U.S. Securities Exchange Commission (SEC)
ESGComplianceMarch 28, 2024

SEC Seeks material climate-risk disclosures

The Securities and Exchange Commission (SEC) adopted final rules requiring companies to disclose material climate-related information in registration statements and annual reports. Material is defined as information investors should know before they buy shares.

SEC Chair Gary Gensler said, “These final rules build on past requirements by mandating material climate risk disclosures by public companies and in public offerings.”

Their purpose is to provide transparent, consistent, and comparable data primarily for institutional investors — companies or organizations that invest on behalf of others.

The final rules include many disclosure requirements, the main ones being:

  • Climate-related risks that have or are reasonably likely to have a material impact on business strategy, results of operations, or financial condition.
  • The actual and potential material impacts of any identified climate-related risks.
  • Material expenditures incurred and material impacts on financial estimates and assumptions resulting from activities to mitigate or adapt to a material climate-related risk.
  • Specified disclosures regarding a registrant’s activities to mitigate or adapt to a material climate-related risk including the use of transition plans, scenario analysis, or internal carbon prices.
  • Any oversight by the board of directors of climate-related risks and any role by management in assessing and managing the registrant’s material climate-related risks.
  • Any processes the registrant has for identifying, assessing, and managing material climate-related risks and whether and how such processes are integrated into the registrant’s overall risk management system or processes.
  • Information about a registrant’s climate-related targets or goals that have materially affected or are reasonably likely to materially affect the registrant’s business, results of operations, or financial condition.
  • Information about material Scope 1 emissions and/or Scope 2 emissions.
  • For those required to disclose Scope 1 and/or Scope 2 emissions, an assurance report at the limited assurance level, which, for large accelerated filers, will be at the reasonable assurance level after a transition period.
  • The capitalized costs, expenditures, charges, and losses incurred as a result of severe weather events and other natural conditions.

The timeline for Scope 1 and 2 emission reporting begins fiscal year 2028 and will be due 2029.

The material risks, however, must be reported beginning fiscal year 2025 and are due 2026.

Although Scope 3 emissions were not mentioned in this ruling, companies should be aware that institutional investors may be looking for this information as well.

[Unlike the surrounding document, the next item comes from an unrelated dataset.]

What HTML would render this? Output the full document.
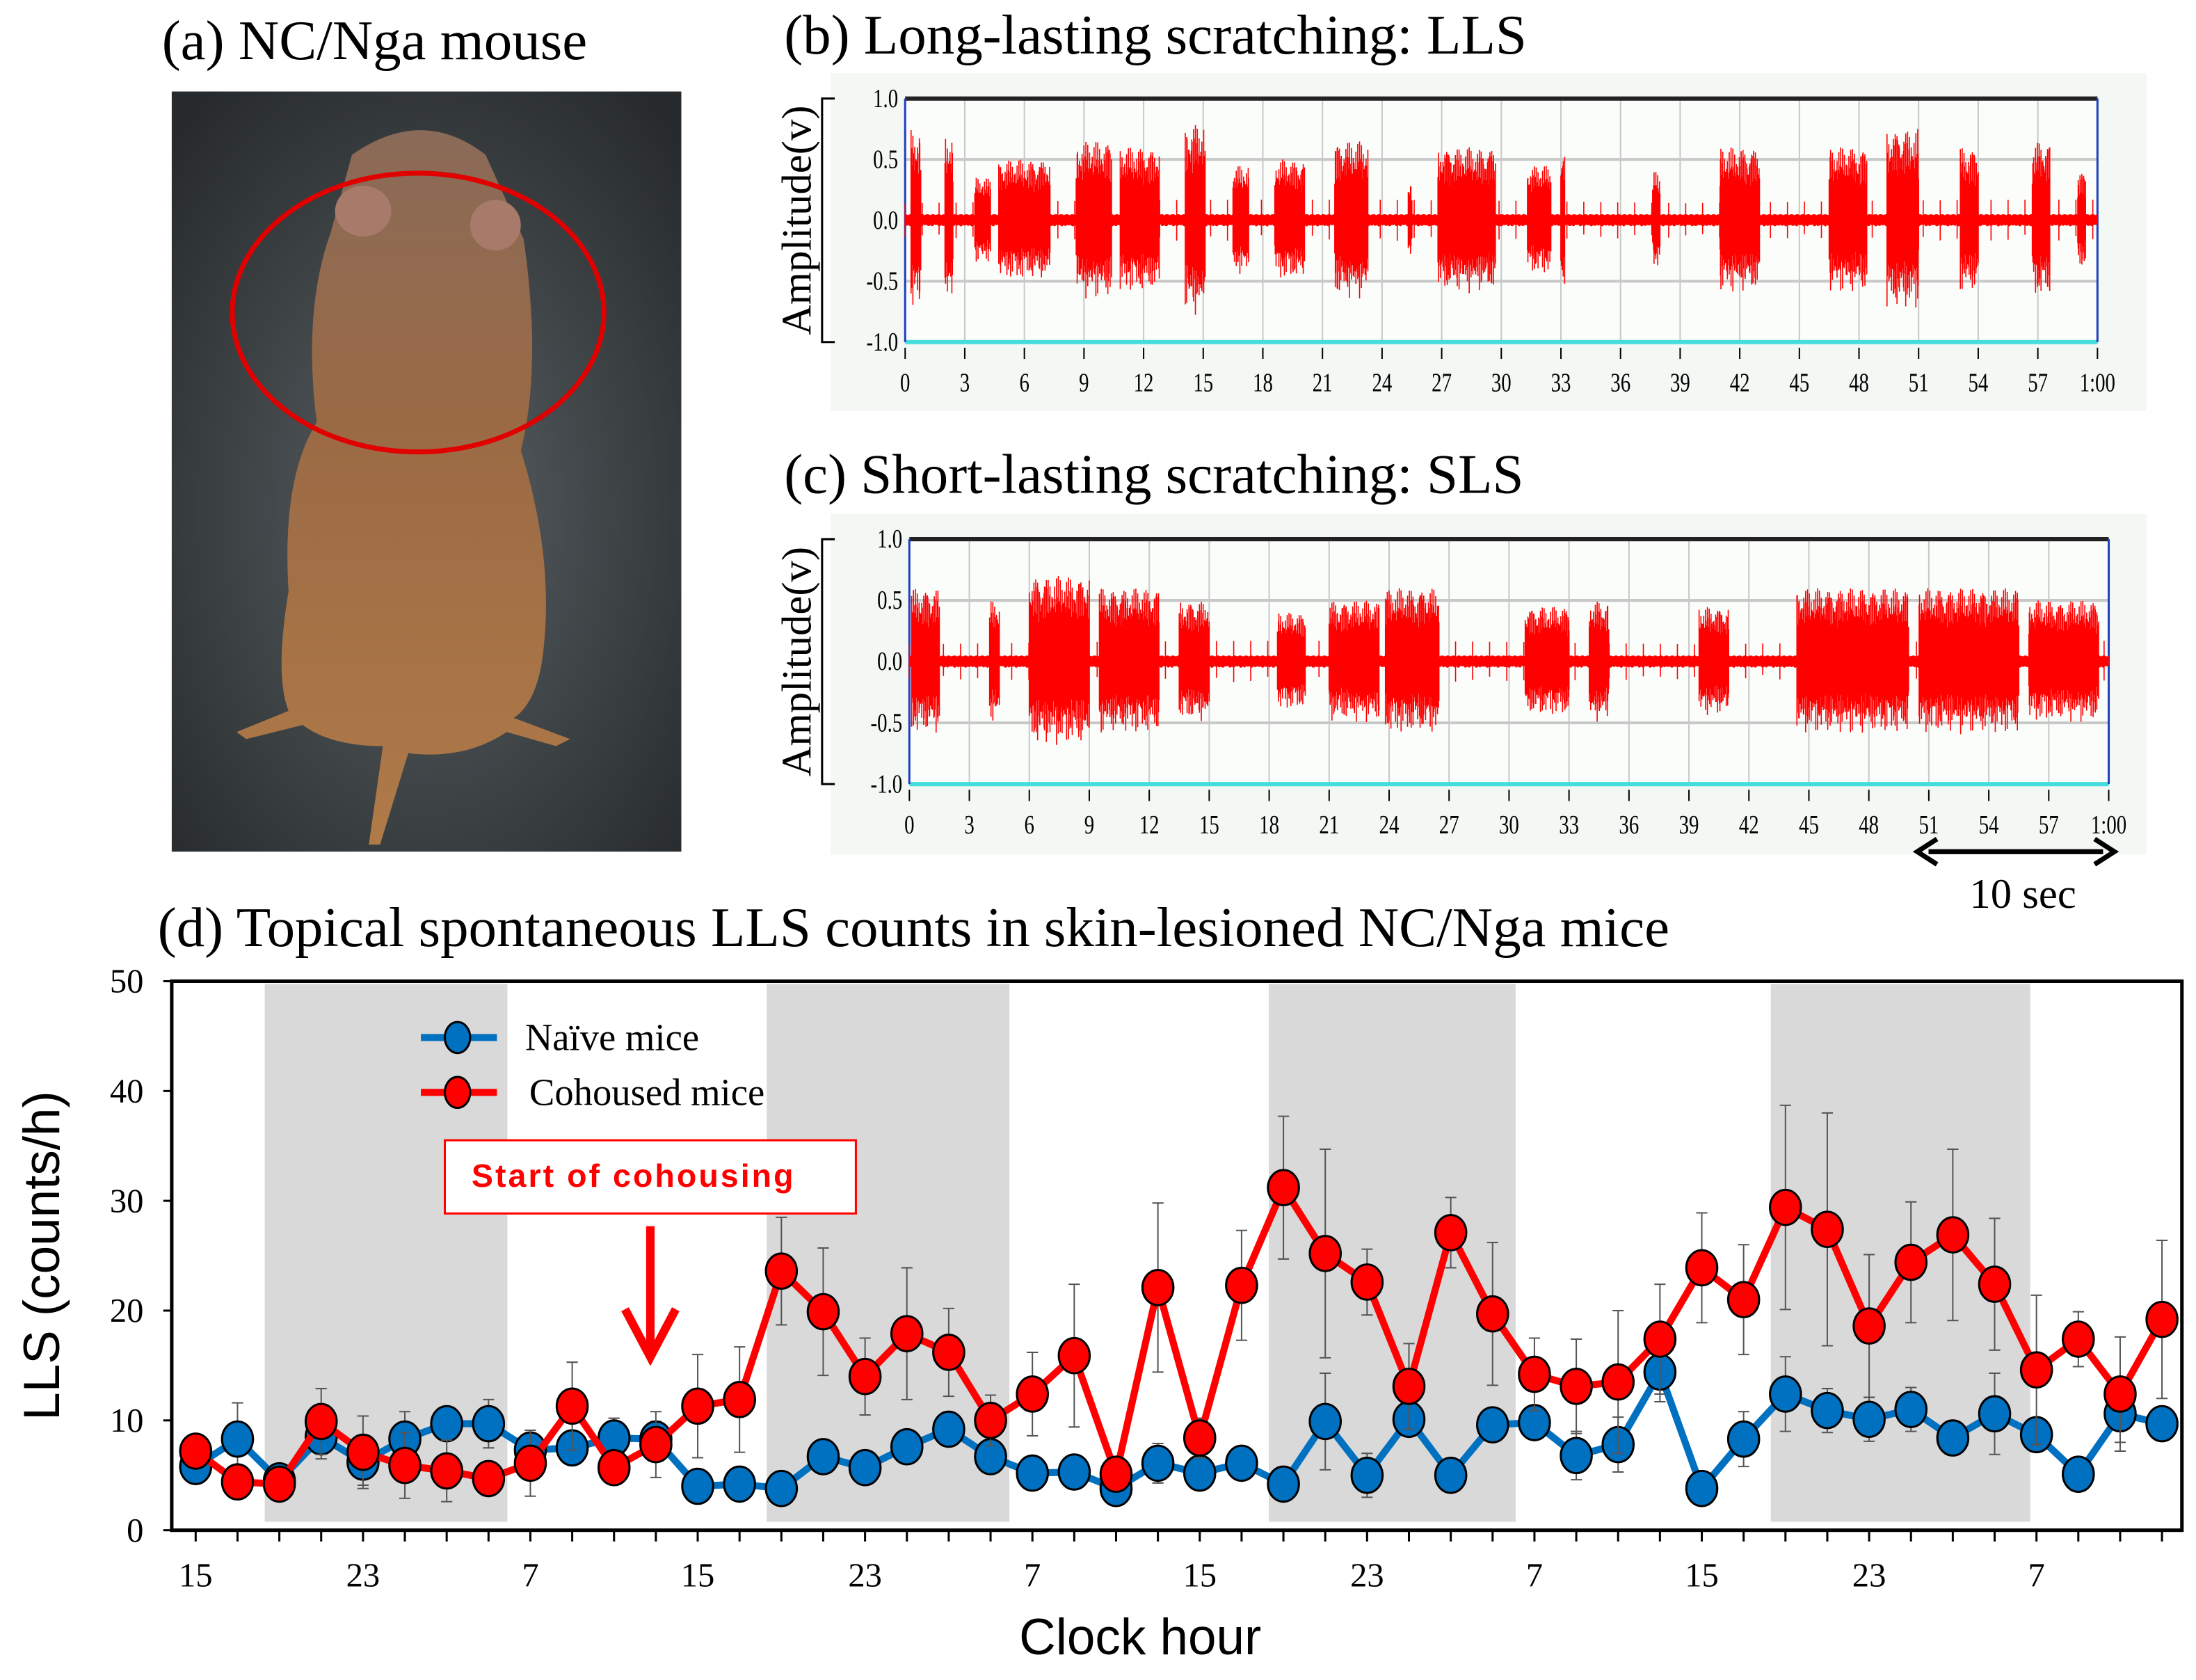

A company must report these disclosures in its registration statements as well as in the Exchange Act annual reports filed with the Commission. It must also provide the Regulation S-K mandated climate-related disclosures.

One should be aware that adherence to the SEC rules does not exempt anyone from other requirements such as the European Union’s Corporate Sustainability Reporting Directive or California’s state climate disclosure acts.

Because of these multitude disclosure standards, companies need to carefully define and record their material risks.

The SEC has published both the full final rules and a fact sheet.